EXERCISE REQUIREMENTS
Where a line contains the word "code", copy that line in full.

•••••

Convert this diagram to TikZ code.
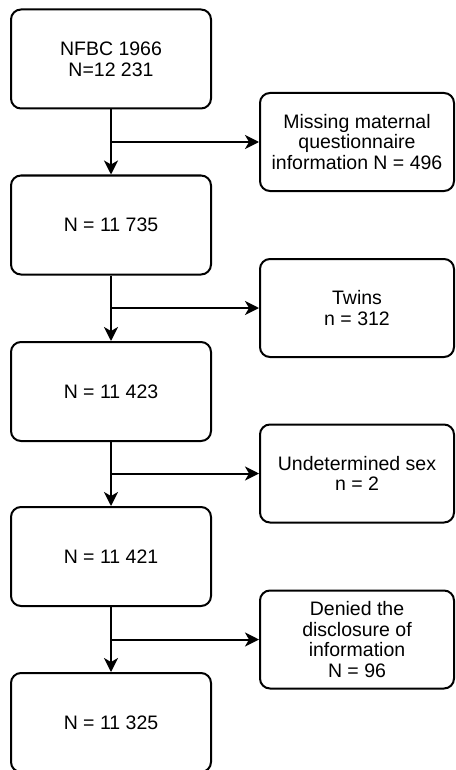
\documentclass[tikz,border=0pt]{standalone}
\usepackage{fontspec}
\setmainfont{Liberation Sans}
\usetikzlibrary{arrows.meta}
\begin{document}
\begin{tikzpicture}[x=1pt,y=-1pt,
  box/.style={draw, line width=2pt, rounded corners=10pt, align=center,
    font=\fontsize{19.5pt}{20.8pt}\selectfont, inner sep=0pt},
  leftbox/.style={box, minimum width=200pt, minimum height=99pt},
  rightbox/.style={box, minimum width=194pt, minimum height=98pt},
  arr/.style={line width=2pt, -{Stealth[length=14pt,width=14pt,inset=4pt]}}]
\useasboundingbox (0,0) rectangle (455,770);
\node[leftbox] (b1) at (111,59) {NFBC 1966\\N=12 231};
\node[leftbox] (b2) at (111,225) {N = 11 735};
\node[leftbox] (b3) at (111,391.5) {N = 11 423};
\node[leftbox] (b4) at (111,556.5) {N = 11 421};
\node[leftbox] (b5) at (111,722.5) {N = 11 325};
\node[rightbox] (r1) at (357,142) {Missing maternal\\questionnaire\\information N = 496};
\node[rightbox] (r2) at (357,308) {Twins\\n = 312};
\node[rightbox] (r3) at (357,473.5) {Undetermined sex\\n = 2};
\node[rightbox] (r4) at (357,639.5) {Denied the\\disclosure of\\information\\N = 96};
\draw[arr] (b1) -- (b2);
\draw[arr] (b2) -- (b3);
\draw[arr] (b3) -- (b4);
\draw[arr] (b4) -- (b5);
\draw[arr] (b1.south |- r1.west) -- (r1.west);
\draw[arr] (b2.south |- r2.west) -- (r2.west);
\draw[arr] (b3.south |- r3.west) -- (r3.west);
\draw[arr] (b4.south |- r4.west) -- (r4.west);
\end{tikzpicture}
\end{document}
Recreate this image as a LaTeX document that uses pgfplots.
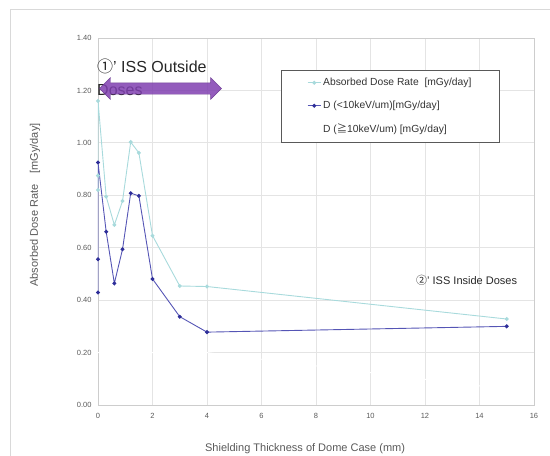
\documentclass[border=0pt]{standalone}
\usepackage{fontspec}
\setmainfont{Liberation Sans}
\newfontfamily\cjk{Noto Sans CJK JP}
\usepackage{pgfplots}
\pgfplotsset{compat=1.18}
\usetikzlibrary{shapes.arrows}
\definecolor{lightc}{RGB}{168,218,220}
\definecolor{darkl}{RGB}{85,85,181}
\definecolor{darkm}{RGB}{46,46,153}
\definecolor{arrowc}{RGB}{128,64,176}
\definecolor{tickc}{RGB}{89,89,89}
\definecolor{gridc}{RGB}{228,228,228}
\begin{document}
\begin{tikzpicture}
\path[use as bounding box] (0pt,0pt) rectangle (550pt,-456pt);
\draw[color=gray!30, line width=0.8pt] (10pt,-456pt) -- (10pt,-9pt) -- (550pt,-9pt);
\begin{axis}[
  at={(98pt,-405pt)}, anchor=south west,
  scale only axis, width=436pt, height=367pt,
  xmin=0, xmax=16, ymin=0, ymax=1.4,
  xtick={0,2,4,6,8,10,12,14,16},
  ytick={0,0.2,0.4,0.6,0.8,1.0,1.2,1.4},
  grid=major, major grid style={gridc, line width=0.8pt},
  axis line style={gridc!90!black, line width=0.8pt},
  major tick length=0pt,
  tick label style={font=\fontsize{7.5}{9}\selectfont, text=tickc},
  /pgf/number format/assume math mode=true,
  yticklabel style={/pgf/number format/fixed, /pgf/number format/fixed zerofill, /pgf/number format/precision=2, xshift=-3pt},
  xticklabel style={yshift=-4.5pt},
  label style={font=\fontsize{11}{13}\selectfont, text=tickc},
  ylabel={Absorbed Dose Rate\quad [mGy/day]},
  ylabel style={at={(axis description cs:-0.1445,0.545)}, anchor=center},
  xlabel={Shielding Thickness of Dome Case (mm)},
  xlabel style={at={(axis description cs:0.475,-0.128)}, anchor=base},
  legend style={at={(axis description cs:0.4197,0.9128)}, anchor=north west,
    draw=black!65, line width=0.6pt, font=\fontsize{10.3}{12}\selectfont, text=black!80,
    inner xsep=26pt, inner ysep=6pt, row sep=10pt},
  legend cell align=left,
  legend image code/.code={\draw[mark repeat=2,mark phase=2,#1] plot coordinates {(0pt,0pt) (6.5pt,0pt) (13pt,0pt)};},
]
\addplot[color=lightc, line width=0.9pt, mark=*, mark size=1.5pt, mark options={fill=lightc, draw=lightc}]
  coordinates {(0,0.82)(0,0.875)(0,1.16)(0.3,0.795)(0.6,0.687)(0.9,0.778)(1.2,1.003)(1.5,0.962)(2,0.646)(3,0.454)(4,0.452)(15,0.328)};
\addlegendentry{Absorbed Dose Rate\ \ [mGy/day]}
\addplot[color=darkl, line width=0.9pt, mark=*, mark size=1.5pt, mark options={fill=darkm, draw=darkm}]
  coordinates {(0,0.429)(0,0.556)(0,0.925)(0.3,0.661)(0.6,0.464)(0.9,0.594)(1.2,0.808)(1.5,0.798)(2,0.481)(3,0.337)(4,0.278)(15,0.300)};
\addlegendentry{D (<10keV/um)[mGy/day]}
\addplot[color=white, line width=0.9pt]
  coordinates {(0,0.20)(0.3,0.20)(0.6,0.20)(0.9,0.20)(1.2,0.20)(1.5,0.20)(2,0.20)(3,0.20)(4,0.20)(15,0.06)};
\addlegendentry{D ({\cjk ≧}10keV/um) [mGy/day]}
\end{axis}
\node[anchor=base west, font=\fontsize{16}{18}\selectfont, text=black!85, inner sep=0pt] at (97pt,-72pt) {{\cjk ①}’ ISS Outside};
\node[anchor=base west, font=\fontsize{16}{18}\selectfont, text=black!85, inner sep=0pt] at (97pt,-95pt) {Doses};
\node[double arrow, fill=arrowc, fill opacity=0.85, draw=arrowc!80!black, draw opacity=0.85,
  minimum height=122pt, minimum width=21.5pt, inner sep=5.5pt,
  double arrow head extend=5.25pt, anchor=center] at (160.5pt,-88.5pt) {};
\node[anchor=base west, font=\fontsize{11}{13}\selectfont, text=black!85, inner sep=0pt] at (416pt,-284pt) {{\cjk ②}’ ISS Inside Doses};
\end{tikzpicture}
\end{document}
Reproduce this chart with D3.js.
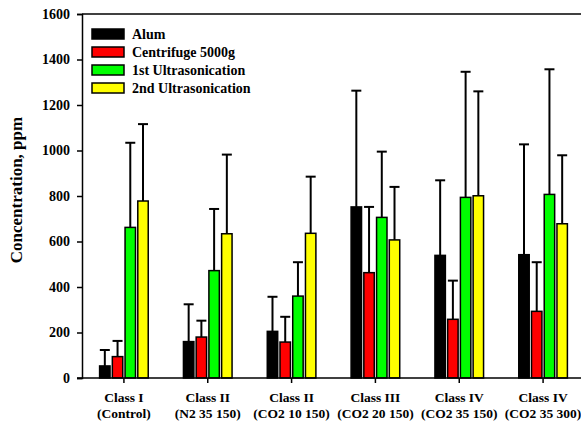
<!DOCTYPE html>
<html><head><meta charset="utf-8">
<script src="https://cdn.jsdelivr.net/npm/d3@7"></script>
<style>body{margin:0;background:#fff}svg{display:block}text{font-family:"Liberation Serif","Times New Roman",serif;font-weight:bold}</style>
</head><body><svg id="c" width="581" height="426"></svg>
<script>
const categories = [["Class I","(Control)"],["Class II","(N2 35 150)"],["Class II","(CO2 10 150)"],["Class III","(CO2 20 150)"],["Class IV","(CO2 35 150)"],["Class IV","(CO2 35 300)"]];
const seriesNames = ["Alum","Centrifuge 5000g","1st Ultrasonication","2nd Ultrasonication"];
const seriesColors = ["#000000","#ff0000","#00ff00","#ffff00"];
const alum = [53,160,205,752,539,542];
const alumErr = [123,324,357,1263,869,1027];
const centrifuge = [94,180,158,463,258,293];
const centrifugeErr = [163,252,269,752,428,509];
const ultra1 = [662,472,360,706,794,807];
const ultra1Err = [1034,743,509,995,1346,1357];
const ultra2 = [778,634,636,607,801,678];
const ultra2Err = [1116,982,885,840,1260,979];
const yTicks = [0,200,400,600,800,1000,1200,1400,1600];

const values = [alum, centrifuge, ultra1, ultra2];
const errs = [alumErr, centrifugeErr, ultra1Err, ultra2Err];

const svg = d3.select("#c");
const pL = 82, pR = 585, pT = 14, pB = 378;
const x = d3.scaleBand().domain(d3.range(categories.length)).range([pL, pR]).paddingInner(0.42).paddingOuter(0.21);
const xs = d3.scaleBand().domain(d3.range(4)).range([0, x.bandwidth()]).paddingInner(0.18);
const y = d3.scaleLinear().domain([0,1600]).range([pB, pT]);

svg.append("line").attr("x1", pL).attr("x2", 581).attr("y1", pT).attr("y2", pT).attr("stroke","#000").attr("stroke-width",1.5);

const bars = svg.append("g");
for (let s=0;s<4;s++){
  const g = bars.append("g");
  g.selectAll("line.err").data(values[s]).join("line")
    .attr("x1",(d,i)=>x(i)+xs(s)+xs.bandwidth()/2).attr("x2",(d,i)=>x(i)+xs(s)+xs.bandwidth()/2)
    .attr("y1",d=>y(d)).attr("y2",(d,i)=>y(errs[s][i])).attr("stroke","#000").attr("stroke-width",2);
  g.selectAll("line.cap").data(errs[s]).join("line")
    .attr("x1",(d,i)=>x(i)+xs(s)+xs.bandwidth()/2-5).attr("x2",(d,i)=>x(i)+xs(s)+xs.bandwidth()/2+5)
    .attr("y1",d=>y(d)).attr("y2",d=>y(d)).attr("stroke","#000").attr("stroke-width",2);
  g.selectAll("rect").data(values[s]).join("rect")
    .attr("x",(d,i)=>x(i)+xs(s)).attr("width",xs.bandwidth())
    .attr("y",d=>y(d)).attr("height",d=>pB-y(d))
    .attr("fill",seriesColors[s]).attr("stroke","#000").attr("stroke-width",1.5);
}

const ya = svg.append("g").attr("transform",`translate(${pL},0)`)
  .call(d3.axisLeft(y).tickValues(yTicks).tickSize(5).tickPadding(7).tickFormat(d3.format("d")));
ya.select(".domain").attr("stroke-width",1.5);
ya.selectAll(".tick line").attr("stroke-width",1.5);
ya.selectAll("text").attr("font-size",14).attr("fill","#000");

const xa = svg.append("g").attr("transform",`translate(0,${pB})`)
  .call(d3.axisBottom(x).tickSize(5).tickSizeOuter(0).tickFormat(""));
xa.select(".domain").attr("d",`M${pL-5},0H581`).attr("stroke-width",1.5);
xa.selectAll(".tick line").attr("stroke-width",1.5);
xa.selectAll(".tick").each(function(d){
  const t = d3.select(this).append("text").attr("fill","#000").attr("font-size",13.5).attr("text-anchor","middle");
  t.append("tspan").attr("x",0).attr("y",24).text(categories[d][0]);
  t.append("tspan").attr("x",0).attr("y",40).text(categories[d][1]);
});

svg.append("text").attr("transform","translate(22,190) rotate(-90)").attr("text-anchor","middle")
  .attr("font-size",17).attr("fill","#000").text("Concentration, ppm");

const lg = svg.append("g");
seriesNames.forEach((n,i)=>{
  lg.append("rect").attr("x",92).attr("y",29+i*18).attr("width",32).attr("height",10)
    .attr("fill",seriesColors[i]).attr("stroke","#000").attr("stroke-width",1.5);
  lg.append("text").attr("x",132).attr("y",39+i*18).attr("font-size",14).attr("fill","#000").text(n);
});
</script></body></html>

•••••

FINISHED EXERCISE
Convert this diagram to TikZ code.
  legend image code/.code={\draw[mark repeat=2,mark phase=2,#1] plot coordinates {(0pt,0pt) (6.5pt,0pt) (13pt,0pt)};},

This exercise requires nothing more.